Abstract

Luyben studied the simultaneous design of a simple gas-phase tubular reactor system with a single feed stream and independent reactor preheating and cooling for a reversible reaction. Reyes and Luyben studied an irreversible reaction system with a reactor feed preheating system (feed-effluent heat exchanger and furnace) but assumed equimolal concentrations of reactants in the recycle gas. A simple separation was assumed in both of these studies. Reyes and Luyben recently explored systems with more realistic separation systems (a distillation column) for gas-phase tubular reactors with liquid recycle and with a dual recycle system.
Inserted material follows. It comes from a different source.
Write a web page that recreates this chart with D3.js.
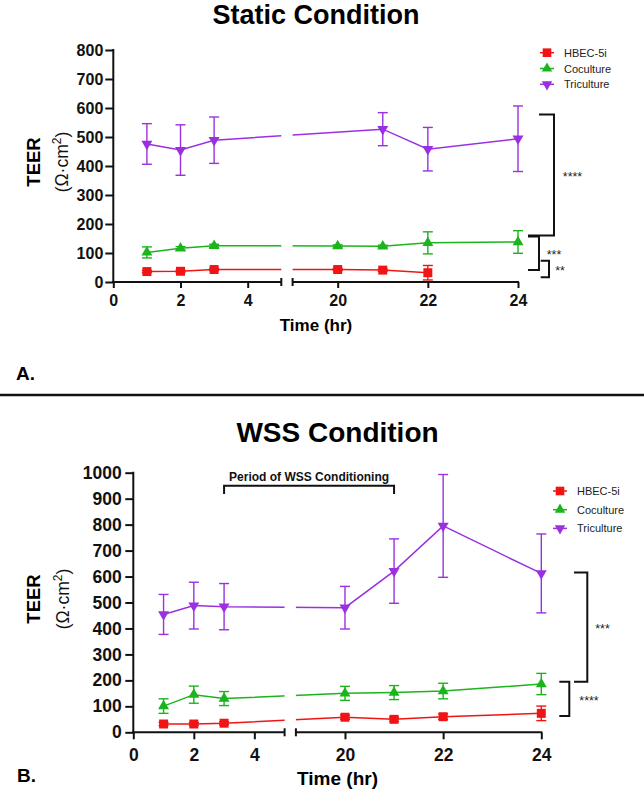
<!DOCTYPE html>
<html><head><meta charset="utf-8">
<script src="https://cdn.jsdelivr.net/npm/d3@7"></script>
<style>
html,body{margin:0;padding:0;background:#fff;}
text{font-family:"Liberation Sans",Arial,Helvetica,sans-serif;}
</style></head>
<body>
<svg id="chart" width="644" height="793"></svg>
<script>
// ---------- DATA ----------
const seriesNames = ["HBEC-5i", "Coculture", "Triculture"];
const seriesColors = ["#f01414", "#1cb41c", "#9b30e0"];
const seriesSymbols = ["square", "triangleUp", "triangleDown"];

const xTicksLeft = [0, 2, 4];
const xTicksRight = [20, 22, 24];
const yTicksStatic = [0, 100, 200, 300, 400, 500, 600, 700, 800];
const yTicksWss = [0, 100, 200, 300, 400, 500, 600, 700, 800, 900, 1000];

// Static condition
const staticHbecTime = [1, 2, 3, 20, 21, 22];
const staticHbecMean = [36, 37, 43, 43, 41, 32];
const staticHbecSD   = [4, 4, 4, 4, 4, 25];
const staticCocTime  = [1, 2, 3, 20, 21, 22, 24];
const staticCocMean  = [102, 116, 125, 124, 123, 135, 138];
const staticCocSD    = [19, 6, 5, 4, 4, 38, 39];
const staticTriTime  = [1, 2, 3, 21, 22, 24];
const staticTriMean  = [476, 455, 489, 527, 458, 494];
const staticTriSD    = [70, 87, 80, 57, 75, 113];

// WSS condition
const wssTime     = [1, 2, 3, 20, 21, 22, 24];
const wssHbecMean = [32, 32, 35, 58, 50, 60, 73];
const wssHbecSD   = [6, 6, 6, 8, 8, 10, 28];
const wssCocMean  = [101, 145, 130, 150, 153, 159, 186];
const wssCocSD    = [28, 33, 27, 27, 27, 30, 41];
const wssTriMean  = [454, 488, 484, 480, 621, 795, 612];
const wssTriSD    = [77, 90, 89, 82, 124, 198, 152];

// significance brackets (value ranges)
const staticSigLabels = ["****", "***", "**"];
const staticSigLo = [160, 41, 16];
const staticSigHi = [578, 157, 73];
const wssSigLabels = ["***", "****"];
const wssSigLo = [195, 63];
const wssSigHi = [616, 195];

const wssPeriodLabel = "Period of WSS Conditioning";
const wssPeriodStart = 3, wssPeriodEnd = 21, wssPeriodLevel = 950, wssPeriodTickEnd = 918;

// ---------- DRAW ----------
const svg = d3.select("#chart");
const FONT = '"Liberation Sans",Arial,Helvetica,sans-serif';
const fmt = d3.format("d");

function symPath(kind, size) {
  if (kind === "square") return d3.symbol(d3.symbolSquare, size * 1.55)();
  return d3.symbol(d3.symbolTriangle, size)();
}

function drawPanel(cfg) {
  const g = svg.append("g");
  const xl = d3.scaleLinear().domain([0, 5]).range(cfg.xLeftRange);
  const xr = d3.scaleLinear().domain([19, 24]).range(cfg.xRightRange);
  const xp = t => (t <= 5 ? xl(t) : xr(t));
  const y = d3.scaleLinear().domain(cfg.yDomain).range(cfg.yRange);

  // title
  g.append("text").attr("x", cfg.titleX).attr("y", cfg.titleY)
    .attr("text-anchor", "middle").attr("font-weight", "bold")
    .attr("font-size", cfg.titleSize).text(cfg.title);

  // y axis
  const ya = d3.axisLeft(y).tickValues(cfg.yTicks).tickFormat(fmt).tickSize(8).tickPadding(cfg.yPad).tickSizeOuter(0);
  const yg = g.append("g").attr("transform", `translate(${xl(0)},0)`).call(ya);
  yg.select(".domain").remove();
  yg.selectAll(".tick line").attr("stroke", "#111").attr("stroke-width", 2);
  yg.selectAll(".tick text").attr("font-size", cfg.tickSize).attr("font-weight", "bold")
    .attr("font-family", FONT).attr("fill", "#111");
  g.append("line").attr("x1", xl(0)).attr("x2", xl(0))
    .attr("y1", y(cfg.yDomain[0]) + 1).attr("y2", y(cfg.yDomain[1]) - 1)
    .attr("stroke", "#111").attr("stroke-width", 2);

  // x axes (broken)
  const y0 = y(0);
  const xaL = d3.axisBottom(xl).tickValues(xTicksLeft).tickFormat(fmt).tickSize(cfg.xTick).tickPadding(cfg.xPad).tickSizeOuter(0);
  const xaR = d3.axisBottom(xr).tickValues(xTicksRight).tickFormat(fmt).tickSize(cfg.xTick).tickPadding(cfg.xPad).tickSizeOuter(0);
  [xaL, xaR].forEach(ax => {
    const xg = g.append("g").attr("transform", `translate(0,${y0})`).call(ax);
    xg.select(".domain").remove();
    xg.selectAll(".tick line").attr("stroke", "#111").attr("stroke-width", 2);
    xg.selectAll(".tick text").attr("font-size", cfg.tickSize).attr("font-weight", "bold")
      .attr("font-family", FONT).attr("fill", "#111");
  });
  g.append("line").attr("x1", xl(0) - 1).attr("x2", xl(5)).attr("y1", y0).attr("y2", y0)
    .attr("stroke", "#111").attr("stroke-width", 2);
  g.append("line").attr("x1", xr(19)).attr("x2", xr(24) + 1).attr("y1", y0).attr("y2", y0)
    .attr("stroke", "#111").attr("stroke-width", 2);
  [xl(5), xr(19)].forEach(px => {
    g.append("line").attr("x1", px).attr("x2", px).attr("y1", y0 - 4).attr("y2", y0 + 4)
      .attr("stroke", "#111").attr("stroke-width", 2);
  });

  // axis labels
  g.append("text").attr("x", cfg.xLabelX).attr("y", cfg.xLabelY).attr("text-anchor", "middle")
    .attr("font-weight", "bold").attr("font-size", cfg.xLabelSize).text("Time (hr)");
  const yl = g.append("g").attr("transform", `translate(0,${cfg.yLabelY})`);
  yl.append("text").attr("transform", `translate(${cfg.yLabelX1},0) rotate(-90)`)
    .attr("text-anchor", "middle").attr("font-weight", "bold").attr("font-size", 18.5).text("TEER");
  const t2 = yl.append("text").attr("transform", `translate(${cfg.yLabelX2},0) rotate(-90)`)
    .attr("text-anchor", "middle").attr("font-size", 17.5).attr("fill", "#111");
  t2.append("tspan").text("(Ω·cm");
  t2.append("tspan").attr("font-size", 12).attr("dy", -7).text("2");
  t2.append("tspan").attr("dy", 7).text(")");

  // panel letter
  g.append("text").attr("x", cfg.letterX).attr("y", cfg.letterY).attr("font-weight", "bold")
    .attr("font-size", 19).text(cfg.letter);

  // clip for lines (broken axis)
  const clipId = "clip" + cfg.letter.replace(".", "");
  const cp = svg.append("clipPath").attr("id", clipId);
  cp.append("rect").attr("x", xl(0)).attr("y", 0).attr("width", xl(5) - xl(0)).attr("height", 793);
  cp.append("rect").attr("x", xr(19)).attr("y", 0).attr("width", xr(24) - xr(19) + 10).attr("height", 793);

  const line = d3.line().x(d => xp(d.t)).y(d => y(d.m));
  cfg.series.forEach((s, i) => {
    const pts = s.time.map((t, k) => ({ t, m: s.mean[k], sd: s.sd[k] }));
    const col = seriesColors[i];
    g.append("path").datum(pts).attr("d", line).attr("fill", "none")
      .attr("stroke", col).attr("stroke-width", 1.5).attr("clip-path", `url(#${clipId})`);
    const eb = g.append("g").attr("stroke", col).attr("stroke-width", 1.4);
    pts.forEach(p => {
      const cx = xp(p.t);
      eb.append("line").attr("x1", cx).attr("x2", cx).attr("y1", y(p.m + p.sd)).attr("y2", y(p.m - p.sd));
      eb.append("line").attr("x1", cx - 5).attr("x2", cx + 5).attr("y1", y(p.m + p.sd)).attr("y2", y(p.m + p.sd));
      eb.append("line").attr("x1", cx - 5).attr("x2", cx + 5).attr("y1", y(p.m - p.sd)).attr("y2", y(p.m - p.sd));
    });
    g.append("g").selectAll("path").data(pts).join("path")
      .attr("d", symPath(seriesSymbols[i], 52))
      .attr("transform", p => `translate(${xp(p.t)},${y(p.m)})` + (seriesSymbols[i] === "triangleDown" ? " rotate(180)" : ""))
      .attr("fill", col);
  });

  // legend
  seriesNames.forEach((nm, i) => {
    const ly = cfg.legendY + i * cfg.legendStep;
    const lg = g.append("g").attr("transform", `translate(${cfg.legendX},${ly})`);
    lg.append("line").attr("x1", -7).attr("x2", 7).attr("stroke", seriesColors[i]).attr("stroke-width", 1.5);
    lg.append("path").attr("d", symPath(seriesSymbols[i], 48))
      .attr("transform", seriesSymbols[i] === "triangleDown" ? "rotate(180)" : null)
      .attr("fill", seriesColors[i]);
    lg.append("text").attr("x", 17).attr("y", 4).attr("font-size", 11).attr("fill", "#222").text(nm);
  });

  // significance brackets
  cfg.sigLabels.forEach((lab, i) => {
    const b = cfg.sigLayout[i];
    const yt = y(cfg.sigHi[i]), yb = y(cfg.sigLo[i]);
    g.append("path").attr("d", `M${b.topL},${yt}H${b.x}V${yb}H${b.botL}`)
      .attr("fill", "none").attr("stroke", "#111").attr("stroke-width", 2);
    g.append("text").attr("x", b.lx).attr("y", (yt + yb) / 2 + 6).attr("text-anchor", "middle")
      .attr("font-size", 12.5).attr("fill", "#222").text(lab);
  });

  return { xp, y, g };
}

// Static panel
drawPanel({
  title: "Static Condition", titleX: 316, titleY: 24, titleSize: 27,
  xLeftRange: [113.3, 281.3], xRightRange: [292.6, 518],
  yDomain: [0, 800], yRange: [282, 50], yTicks: yTicksStatic, yPad: 2,
  xTick: 6, xPad: 7, tickSize: 16,
  xLabelX: 316, xLabelY: 331, xLabelSize: 17,
  yLabelY: 162, yLabelX1: 40, yLabelX2: 68,
  letter: "A.", letterX: 16, letterY: 380,
  legendX: 547, legendY: 52.7, legendStep: 15.8,
  series: [
    { time: staticHbecTime, mean: staticHbecMean, sd: staticHbecSD },
    { time: staticCocTime, mean: staticCocMean, sd: staticCocSD },
    { time: staticTriTime, mean: staticTriMean, sd: staticTriSD }
  ],
  sigLabels: staticSigLabels, sigLo: staticSigLo, sigHi: staticSigHi,
  sigLayout: [
    { x: 554, topL: 539, botL: 528, lx: 572.5 },
    { x: 539, topL: 528, botL: 528, lx: 554 },
    { x: 549, topL: 540.7, botL: 540.7, lx: 560 }
  ]
});

// divider
svg.append("line").attr("x1", 0).attr("x2", 644).attr("y1", 395).attr("y2", 395)
  .attr("stroke", "#111").attr("stroke-width", 2.5);

// WSS panel
const P = drawPanel({
  title: "WSS Condition", titleX: 337.5, titleY: 442, titleSize: 28,
  xLeftRange: [133.3, 284.6], xRightRange: [295.9, 541.3],
  yDomain: [0, 1000], yRange: [732.3, 472.7], yTicks: yTicksWss, yPad: 3.5,
  xTick: 7, xPad: 9, tickSize: 17.5,
  xLabelX: 337.5, xLabelY: 785, xLabelSize: 19,
  yLabelY: 599, yLabelX1: 40, yLabelX2: 69,
  letter: "B.", letterX: 17, letterY: 782,
  legendX: 560, legendY: 491, legendStep: 18.7,
  series: [
    { time: wssTime, mean: wssHbecMean, sd: wssHbecSD },
    { time: wssTime, mean: wssCocMean, sd: wssCocSD },
    { time: wssTime, mean: wssTriMean, sd: wssTriSD }
  ],
  sigLabels: wssSigLabels, sigLo: wssSigLo, sigHi: wssSigHi,
  sigLayout: [
    { x: 587.3, topL: 574, botL: 574, lx: 602.5 },
    { x: 569.3, topL: 559.3, botL: 559.3, lx: 589 }
  ]
});

// WSS conditioning period bracket
{
  const x1 = P.xp(wssPeriodStart), x2 = P.xp(wssPeriodEnd);
  const yl = P.y(wssPeriodLevel), yt = P.y(wssPeriodTickEnd);
  P.g.append("path").attr("d", `M${x1},${yt}V${yl}H${x2}V${yt}`)
    .attr("fill", "none").attr("stroke", "#111").attr("stroke-width", 2);
  P.g.append("text").attr("x", (x1 + x2) / 2).attr("y", yl - 5).attr("text-anchor", "middle")
    .attr("font-weight", "bold").attr("font-size", 12).attr("fill", "#111").text(wssPeriodLabel);
}
</script>
</body></html>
This paper extends this work for two cases: (1) the reversible reaction system is explored with a realistic feed preheating system and with two fresh feed streams, and (2) the irreversible reaction system is studied for nonequimolal reactant concentrations. The exothermic gas-phase reaction A + B ⇔ C occurs in an adiabatic tubular reactor. A gas recycle returns unconverted reactants from the separation section consisting of a simple separator in which product C is removed in the liquid phase and reactants A and B are recycled in the gas phase back to the reactor inlet. Optimum steady-state economic designs are shown to lead to poor dynamic responses. Slight modifications of the plant design lead to a much more easily controlled plant. In the reversible case, the additional furnace heat input leads to a better dynamic performance. In the irreversible case, a higher reactor inlet temperature improves dynamics.